Contents
P1.1 Series RLC circuit
clear variables
syms I V Vs R L C real
syms s
eq1=(L*s+R)*I+V-Vs;
eq2=C*s*V-I;
[A,B]=equationsToMatrix([eq1,eq2],[I,V]);
S=linsolve(A,B);
disp('Circuit variables:')
disp('Inductor current (I):'), disp(S(1))
disp('Capacitor voltage (V):'), disp(S(2))
disp('State variable model:')
C=diff(A,s);
A=-C\limit(A,s,0)
B=C\diff(B,Vs)
Circuit variables:
Inductor current (I):
(C*Vs*s)/(C*L*s^2 + C*R*s + 1)
Capacitor voltage (V):
Vs/(C*L*s^2 + C*R*s + 1)
State variable model:
A =
[ -R/L, -1/L]
[ 1/C, 0]
B =
1/L
0
P1.2 Parallel RLC circuit
clear variables
syms I V Is R L C real
syms s
eq1=(C*s+1/R)*V+I-Is;
eq2=L*s*I-V;
[A,B]=equationsToMatrix([eq1,eq2],[I,V]);
S=linsolve(A,B);
disp('Circuit variables:')
disp('Inductor current (I):'), disp(S(1))

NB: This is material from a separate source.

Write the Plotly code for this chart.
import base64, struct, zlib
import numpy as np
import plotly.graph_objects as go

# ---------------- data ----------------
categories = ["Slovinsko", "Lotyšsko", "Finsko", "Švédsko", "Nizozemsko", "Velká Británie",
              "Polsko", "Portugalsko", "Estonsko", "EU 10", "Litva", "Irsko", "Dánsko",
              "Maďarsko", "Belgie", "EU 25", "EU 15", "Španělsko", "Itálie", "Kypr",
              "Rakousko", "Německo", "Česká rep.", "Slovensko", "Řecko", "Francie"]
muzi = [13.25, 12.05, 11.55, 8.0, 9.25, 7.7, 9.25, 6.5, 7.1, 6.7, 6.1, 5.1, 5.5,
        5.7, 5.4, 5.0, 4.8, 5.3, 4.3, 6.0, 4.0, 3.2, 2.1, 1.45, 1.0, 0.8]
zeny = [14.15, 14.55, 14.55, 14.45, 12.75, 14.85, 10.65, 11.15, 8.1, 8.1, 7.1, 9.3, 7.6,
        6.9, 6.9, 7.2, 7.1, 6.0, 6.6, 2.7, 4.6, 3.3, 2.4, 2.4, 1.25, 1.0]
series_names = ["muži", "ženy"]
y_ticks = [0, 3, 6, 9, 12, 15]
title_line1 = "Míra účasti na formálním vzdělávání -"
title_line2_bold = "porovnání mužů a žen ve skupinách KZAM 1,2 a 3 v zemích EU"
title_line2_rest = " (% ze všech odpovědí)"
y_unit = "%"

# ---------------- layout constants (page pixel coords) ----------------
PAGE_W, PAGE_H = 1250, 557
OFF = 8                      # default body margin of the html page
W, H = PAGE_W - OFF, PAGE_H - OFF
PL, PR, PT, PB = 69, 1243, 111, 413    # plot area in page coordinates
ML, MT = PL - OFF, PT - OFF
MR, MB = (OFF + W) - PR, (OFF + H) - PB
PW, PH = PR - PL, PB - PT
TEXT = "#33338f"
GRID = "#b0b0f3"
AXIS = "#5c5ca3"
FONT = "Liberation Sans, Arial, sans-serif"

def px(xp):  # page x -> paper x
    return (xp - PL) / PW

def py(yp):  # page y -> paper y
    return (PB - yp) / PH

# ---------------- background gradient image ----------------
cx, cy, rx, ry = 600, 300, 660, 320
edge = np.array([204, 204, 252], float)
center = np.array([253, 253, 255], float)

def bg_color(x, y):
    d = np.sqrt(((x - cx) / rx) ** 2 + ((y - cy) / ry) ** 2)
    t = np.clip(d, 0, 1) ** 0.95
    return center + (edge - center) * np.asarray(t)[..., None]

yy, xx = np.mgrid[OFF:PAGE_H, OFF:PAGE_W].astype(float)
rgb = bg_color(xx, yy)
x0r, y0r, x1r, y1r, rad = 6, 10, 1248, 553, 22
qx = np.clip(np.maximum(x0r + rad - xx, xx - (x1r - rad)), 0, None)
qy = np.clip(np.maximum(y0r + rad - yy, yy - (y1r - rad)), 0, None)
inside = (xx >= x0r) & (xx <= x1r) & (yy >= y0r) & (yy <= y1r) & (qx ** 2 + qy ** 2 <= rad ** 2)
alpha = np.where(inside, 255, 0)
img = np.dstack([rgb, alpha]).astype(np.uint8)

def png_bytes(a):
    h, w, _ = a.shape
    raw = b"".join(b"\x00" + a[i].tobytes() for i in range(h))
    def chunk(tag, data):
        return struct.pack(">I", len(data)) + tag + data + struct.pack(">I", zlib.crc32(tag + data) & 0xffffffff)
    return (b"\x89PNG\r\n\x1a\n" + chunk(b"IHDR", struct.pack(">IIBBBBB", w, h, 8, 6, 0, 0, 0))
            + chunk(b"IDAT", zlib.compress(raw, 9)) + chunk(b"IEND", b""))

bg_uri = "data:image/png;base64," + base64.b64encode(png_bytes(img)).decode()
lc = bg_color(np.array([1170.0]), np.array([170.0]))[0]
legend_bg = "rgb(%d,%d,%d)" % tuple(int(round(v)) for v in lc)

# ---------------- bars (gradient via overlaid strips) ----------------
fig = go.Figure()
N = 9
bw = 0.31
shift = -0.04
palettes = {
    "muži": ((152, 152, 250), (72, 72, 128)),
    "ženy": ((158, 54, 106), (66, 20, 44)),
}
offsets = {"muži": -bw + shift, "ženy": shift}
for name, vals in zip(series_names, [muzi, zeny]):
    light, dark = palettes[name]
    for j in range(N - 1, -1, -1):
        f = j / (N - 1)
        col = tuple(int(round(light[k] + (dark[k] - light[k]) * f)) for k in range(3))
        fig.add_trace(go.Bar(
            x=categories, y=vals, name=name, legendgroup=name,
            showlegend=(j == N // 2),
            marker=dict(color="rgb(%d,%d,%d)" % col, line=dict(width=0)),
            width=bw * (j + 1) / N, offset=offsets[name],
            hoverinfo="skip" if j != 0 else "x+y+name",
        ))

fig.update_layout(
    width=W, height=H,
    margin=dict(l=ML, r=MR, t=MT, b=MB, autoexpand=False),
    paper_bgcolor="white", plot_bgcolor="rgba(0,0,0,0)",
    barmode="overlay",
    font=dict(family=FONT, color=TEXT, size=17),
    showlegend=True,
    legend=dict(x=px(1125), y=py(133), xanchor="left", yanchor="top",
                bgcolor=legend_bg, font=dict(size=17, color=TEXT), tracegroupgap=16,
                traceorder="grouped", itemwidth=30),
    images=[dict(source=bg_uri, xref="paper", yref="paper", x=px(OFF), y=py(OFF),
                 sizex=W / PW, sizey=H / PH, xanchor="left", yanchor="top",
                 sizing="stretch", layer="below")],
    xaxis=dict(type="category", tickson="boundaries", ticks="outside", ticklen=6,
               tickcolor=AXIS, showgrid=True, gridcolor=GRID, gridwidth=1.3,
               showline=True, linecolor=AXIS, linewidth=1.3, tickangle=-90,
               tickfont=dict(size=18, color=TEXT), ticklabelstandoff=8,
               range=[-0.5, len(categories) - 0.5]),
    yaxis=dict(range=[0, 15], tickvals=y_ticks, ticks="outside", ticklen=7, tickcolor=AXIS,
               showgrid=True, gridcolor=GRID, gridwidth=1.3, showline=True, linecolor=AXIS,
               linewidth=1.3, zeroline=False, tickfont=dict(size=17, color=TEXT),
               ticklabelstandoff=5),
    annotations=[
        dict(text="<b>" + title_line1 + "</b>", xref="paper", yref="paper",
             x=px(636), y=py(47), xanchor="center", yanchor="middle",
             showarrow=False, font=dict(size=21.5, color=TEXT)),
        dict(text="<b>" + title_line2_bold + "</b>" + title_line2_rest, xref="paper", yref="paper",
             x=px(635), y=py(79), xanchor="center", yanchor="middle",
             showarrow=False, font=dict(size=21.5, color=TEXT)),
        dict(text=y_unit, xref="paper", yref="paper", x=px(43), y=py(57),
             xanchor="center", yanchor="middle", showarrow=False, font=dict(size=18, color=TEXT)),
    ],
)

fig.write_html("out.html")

disp('Capacitor voltage (V):'), disp(S(2))
disp('State variable model:')
C=diff(A,s);
A=-C\limit(A,s,0)
B=C\diff(B,Is)
Circuit variables:
Inductor current (I):
(Is*R)/(C*L*R*s^2 + L*s + R)
Capacitor voltage (V):
(Is*L*R*s)/(C*L*R*s^2 + L*s + R)
State variable model:
A =
[ 0, 1/L]
[ -1/C, -1/(C*R)]
B =
0
1/C
P1.3 DC motor
clear variables
syms V ia th om R L J b kt kb real
syms s
eq1=(L*s+R)*ia+kb*om-V;
eq2=(J*s+b)*om-kt*ia;
eq3=s*th-om;
[A,B]=equationsToMatrix([eq1,eq2,eq3],[ia,om,th]);
A=subs(A,[L,R,J,b,kt,kb],[.01,1,.01,.1,.02,.02]);
B=subs(B,[L,R,J,b,kt,kb],[.01,1,.01,.1,.02,.02]);
S=linsolve(A,B);
disp('Motor variables:')
disp('Motor current (I):'), disp(S(1))
disp('Motor speed (Omega):'), disp(S(2))
disp('Motor angle (theta):'), disp(S(3))
disp('State variable model:')
C=diff(A,s);
A=-C\limit(A,s,0)
B=C\diff(B,V)
Motor variables:
Motor current (I):
(100*V*(s + 10))/(s^2 + 110*s + 1004)
Motor speed (Omega):
(200*V)/(s^2 + 110*s + 1004)
Motor angle (theta):
(200*V)/(s*(s^2 + 110*s + 1004))
State variable model:
A =
[ -100, -2, 0]
[ 2, -10, 0]
[ 0, 1, 0]
B =
100
0
0
P1.4 Human postural dynamics
clear variables
syms m l I th Dth DDth T g real
eq=(I+m*l^2)*DDth-m*g*l*th-T;
DDth=solve(eq,DDth);
disp('State variable model:')
A=jacobian([Dth DDth],[th Dth]);
B=jacobian([Dth DDth],[T]);
A=subs(A,[m l I g],[80 1 4 9.8])
B=subs(B,[m l I g],[80 1 4 9.8])
State variable model:
A =
[ 0, 1]
[ 28/3, 0]
B =
0
1/84
P1.5 Inverted pendulum over cart
clear variables
syms M m l y th Dy Dth DDy DDth g f real
eq1=(M+m)*DDy+m*l*DDth*cos(th)-m*l*Dth^2*sin(th)-f;
eq2=DDy*cos(th)+l*DDth-g*sin(th);
DD=solve(eq1,eq2, DDy, DDth);
disp('State variable model:')
A=jacobian([Dy Dth DD.DDy DD.DDth],[y,Dy,th,Dth]);
B=jacobian([Dy Dth DD.DDy DD.DDth],[f]);
A=subs(A,[y,th,Dy,Dth],[0,0,0,0])
B=subs(B,[y,th,Dy,Dth],[0,0,0,0])
Warning: The solutions are valid under the following conditions: l ~= 0.
To include parameters and conditions in the solution, specify the
'ReturnConditions' option.
State variable model:
A =
[ 0, 1, 0, 0]
[ 0, 0, 0, 1]
[ 0, 0, -(g*m)/M, 0]
[ 0, 0, (M*g + g*m)/(M*l), 0]
B =
0
0
1/M
-1/(M*l)